As mentioned in an earlier post the ‘Savings Glut’ is having a dramatic, and pervasive effect on global asset class pricing. E. S. Browning in the Wall Street Journal continues the series on the excess capital washing through today’s capital markets. Institutional investment into timberland has taken off, pushing up prices and lowering expected returns.
Harvard University, meanwhile, earmarks 10% of its nearly $26 billion endowment for timber, a remarkable proportion for such a small and unconventional asset class as this. Although Harvard recently sold most of its U.S. forest holdings — to another financial investor — the university is looking for new land to buy. Yale also invests in forests, as do various pension funds, insurance companies and charitable trusts. John Malone, chief executive of Liberty Media Corp., owns 75,000 woodland acres with his wife.
The money pouring into timber reflects a global hunt for higher returns as investment cash floods the world from many sources: pension funds, central banks, hedge funds, oil-rich nations and corporations with surplus cash on their balance sheets. This has created a surge in demand for “hard assets” like real estate, timber and commodities — in part because cash flooding into bonds has driven down returns on them.
Timberland is an intriguing asset class. Unlike other hard asset classes timberland is unique in that if prices are the owner of the timber has the option to defer cutting the timber. In the meantime that timber will continue to grow, potentially providing a higher payoff down the road. What has changed is that some timber owners have been selling land to developers. This increases profits in the current period, but reduces the chance to earn a steady income in the future. The question is whether the timber investment theme has been played out.
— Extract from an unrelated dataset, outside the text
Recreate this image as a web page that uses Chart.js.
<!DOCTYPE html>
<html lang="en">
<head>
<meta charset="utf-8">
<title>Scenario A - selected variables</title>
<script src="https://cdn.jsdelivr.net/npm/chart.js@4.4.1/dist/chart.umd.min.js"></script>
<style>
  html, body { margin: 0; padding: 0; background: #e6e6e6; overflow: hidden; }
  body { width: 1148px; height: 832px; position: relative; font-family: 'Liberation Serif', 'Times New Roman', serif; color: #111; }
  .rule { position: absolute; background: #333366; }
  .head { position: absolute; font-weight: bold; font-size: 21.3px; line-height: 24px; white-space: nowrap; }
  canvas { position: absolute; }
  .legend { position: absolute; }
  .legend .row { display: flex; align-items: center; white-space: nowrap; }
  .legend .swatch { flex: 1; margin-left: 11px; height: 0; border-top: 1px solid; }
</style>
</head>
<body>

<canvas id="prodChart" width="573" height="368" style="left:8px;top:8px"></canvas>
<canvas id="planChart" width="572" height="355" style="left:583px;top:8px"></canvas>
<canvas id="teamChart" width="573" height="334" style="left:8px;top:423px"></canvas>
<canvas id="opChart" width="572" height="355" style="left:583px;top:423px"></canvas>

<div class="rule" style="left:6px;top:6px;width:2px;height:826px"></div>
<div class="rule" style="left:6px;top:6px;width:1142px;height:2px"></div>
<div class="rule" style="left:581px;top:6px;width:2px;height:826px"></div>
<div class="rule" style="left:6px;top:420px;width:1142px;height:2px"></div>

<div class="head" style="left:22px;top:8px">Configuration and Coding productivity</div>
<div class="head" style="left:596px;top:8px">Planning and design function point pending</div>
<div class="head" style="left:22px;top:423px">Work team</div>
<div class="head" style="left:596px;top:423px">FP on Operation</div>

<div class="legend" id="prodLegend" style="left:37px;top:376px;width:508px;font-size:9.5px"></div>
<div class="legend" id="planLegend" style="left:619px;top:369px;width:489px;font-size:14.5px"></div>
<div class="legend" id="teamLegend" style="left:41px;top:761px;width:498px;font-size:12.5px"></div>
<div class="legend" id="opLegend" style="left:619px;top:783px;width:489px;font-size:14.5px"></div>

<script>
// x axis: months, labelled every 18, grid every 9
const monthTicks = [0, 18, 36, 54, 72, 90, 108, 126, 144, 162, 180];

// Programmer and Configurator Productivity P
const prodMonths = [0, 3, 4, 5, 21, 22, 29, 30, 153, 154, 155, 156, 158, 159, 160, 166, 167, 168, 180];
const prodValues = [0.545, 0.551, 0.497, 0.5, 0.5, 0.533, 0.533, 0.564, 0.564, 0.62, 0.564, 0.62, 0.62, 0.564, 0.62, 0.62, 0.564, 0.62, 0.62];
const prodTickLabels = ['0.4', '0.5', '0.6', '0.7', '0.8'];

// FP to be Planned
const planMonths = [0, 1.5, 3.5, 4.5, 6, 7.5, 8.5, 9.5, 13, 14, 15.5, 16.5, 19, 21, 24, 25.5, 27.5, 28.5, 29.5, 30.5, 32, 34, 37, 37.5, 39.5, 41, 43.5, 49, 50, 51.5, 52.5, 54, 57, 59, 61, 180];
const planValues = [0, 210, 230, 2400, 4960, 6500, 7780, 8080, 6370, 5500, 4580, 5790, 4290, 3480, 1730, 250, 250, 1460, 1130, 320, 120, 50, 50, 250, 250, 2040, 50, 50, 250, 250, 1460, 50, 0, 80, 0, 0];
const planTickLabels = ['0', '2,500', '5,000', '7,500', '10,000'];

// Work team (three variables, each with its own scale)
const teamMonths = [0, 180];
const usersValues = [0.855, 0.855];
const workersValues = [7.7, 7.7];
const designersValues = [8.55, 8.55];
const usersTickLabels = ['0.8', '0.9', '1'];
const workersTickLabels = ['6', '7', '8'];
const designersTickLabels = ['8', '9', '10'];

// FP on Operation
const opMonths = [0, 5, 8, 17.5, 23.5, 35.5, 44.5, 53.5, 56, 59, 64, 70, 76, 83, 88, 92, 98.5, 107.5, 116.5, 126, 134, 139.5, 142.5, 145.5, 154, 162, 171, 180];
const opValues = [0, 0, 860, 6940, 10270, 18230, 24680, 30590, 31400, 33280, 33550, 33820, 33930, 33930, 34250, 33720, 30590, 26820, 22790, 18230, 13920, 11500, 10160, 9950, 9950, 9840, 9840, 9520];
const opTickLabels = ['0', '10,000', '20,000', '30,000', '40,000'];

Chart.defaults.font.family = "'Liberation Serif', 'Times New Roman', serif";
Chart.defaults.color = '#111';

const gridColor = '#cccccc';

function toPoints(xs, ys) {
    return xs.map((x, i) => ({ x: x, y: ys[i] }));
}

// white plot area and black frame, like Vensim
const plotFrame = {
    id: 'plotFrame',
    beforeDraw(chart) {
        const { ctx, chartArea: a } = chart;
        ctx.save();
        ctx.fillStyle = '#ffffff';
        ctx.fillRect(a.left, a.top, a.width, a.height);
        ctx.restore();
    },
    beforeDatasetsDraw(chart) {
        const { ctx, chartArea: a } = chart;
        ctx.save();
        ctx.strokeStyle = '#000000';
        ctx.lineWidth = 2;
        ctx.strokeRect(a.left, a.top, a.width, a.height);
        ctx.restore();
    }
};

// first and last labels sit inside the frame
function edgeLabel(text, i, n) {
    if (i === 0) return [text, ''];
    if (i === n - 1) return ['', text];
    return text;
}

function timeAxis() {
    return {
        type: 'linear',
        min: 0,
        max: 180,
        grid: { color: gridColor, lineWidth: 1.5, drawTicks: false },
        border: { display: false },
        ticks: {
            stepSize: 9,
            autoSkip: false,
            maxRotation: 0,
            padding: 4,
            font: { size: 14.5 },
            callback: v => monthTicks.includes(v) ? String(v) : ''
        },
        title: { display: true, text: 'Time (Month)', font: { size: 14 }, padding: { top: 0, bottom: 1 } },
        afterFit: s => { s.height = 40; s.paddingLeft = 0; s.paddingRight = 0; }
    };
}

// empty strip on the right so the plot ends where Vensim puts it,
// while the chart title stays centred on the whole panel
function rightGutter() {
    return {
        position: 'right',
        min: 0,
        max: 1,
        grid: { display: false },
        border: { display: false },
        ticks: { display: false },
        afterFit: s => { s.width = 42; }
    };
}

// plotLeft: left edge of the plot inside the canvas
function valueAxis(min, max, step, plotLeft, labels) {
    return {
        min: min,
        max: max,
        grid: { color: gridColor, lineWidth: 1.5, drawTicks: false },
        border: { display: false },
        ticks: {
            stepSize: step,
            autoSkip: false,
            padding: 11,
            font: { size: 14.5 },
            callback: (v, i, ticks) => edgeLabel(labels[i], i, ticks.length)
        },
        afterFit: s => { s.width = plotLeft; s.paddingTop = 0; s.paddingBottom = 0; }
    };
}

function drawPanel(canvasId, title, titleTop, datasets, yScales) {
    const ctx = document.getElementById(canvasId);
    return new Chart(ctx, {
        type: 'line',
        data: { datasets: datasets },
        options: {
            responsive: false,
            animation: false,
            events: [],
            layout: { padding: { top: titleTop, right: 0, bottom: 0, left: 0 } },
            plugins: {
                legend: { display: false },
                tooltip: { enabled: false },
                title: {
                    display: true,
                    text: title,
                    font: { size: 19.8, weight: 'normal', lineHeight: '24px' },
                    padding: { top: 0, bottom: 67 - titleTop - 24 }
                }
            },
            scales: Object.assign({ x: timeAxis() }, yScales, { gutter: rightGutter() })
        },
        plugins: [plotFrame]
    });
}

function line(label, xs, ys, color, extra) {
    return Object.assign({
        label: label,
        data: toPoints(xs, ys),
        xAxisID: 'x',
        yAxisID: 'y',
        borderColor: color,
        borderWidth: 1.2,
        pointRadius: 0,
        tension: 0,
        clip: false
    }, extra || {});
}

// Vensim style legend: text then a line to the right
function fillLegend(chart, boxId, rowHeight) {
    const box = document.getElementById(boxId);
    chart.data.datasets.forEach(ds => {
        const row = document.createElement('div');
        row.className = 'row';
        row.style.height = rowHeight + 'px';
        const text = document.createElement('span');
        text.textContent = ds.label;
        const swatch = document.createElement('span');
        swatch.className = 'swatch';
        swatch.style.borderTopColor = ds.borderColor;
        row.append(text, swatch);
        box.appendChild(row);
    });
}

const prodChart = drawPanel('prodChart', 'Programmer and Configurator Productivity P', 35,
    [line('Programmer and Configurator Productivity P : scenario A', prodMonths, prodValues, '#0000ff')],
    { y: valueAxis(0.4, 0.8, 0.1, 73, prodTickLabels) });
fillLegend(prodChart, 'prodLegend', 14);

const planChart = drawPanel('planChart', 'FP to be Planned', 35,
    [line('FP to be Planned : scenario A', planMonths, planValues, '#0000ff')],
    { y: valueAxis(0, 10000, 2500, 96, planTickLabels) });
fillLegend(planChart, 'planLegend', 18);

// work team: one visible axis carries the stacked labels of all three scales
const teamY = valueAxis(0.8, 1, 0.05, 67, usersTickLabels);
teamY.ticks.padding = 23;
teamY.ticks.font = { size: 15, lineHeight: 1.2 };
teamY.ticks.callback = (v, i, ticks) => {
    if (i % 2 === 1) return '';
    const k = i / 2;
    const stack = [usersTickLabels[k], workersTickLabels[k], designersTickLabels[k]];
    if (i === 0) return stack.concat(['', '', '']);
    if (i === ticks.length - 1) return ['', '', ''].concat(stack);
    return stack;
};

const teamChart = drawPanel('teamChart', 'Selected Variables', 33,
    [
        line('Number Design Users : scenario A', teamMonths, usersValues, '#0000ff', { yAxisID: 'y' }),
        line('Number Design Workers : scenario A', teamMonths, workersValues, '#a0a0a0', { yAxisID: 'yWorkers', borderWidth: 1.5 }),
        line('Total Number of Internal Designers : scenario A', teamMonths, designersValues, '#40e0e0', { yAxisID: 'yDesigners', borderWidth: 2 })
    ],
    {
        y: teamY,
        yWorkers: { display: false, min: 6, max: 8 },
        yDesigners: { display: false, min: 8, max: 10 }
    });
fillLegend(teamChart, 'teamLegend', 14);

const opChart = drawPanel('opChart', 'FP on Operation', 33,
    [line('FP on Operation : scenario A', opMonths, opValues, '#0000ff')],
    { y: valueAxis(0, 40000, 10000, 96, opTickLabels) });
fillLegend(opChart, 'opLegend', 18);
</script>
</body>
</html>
Chelsea Deweese in the Wall Street Journal chronicles the rise in the popularity of the REIT structure for timberland. Although few in number these companies have been embraced by investors both for their yield and their capital gains.
Timber REITs have performed so well that some non-REIT timber companies have faced investor pressure to do more to keep up, analysts say. Mr. Chercover says some companies are lobbying Congress for changes in the law so their timber operations would be “taxed on a level playing field with the REITs.”
But the growth of timber REITs has some on Wall Street worried. These REITs make money buying and selling timberland real estate to property developers. If the housing market cools and land sales decline, timber REITs may see their earnings suffer. In addition, a real-estate downturn could chill demand for wood for building houses, which also could hurt timber REITs.
The earlier article notes that the flood of money into timber has a number of consequences. The first is that it has reduced expected returns on timber from 8-10% above inflation to 6-9%. While still healthy, this is a bit of a haircut. The other major issue covered is the changing nature of timber ownership gives some environmentalists pause. This issue while touchy, is probably overblown in that it is in the best interest of the timberland owners to responsibly use their land.
For individual investors directly investing in timberland is difficult. As mentioned there are a handful of timber-only companies publicly traded, but that is different that the direct ownership structure institutional investors utilize. The public equity will be more volatile than the private partnerships. Indeed, in an era of excess capital, the woods are no longer the hiding place they used to be.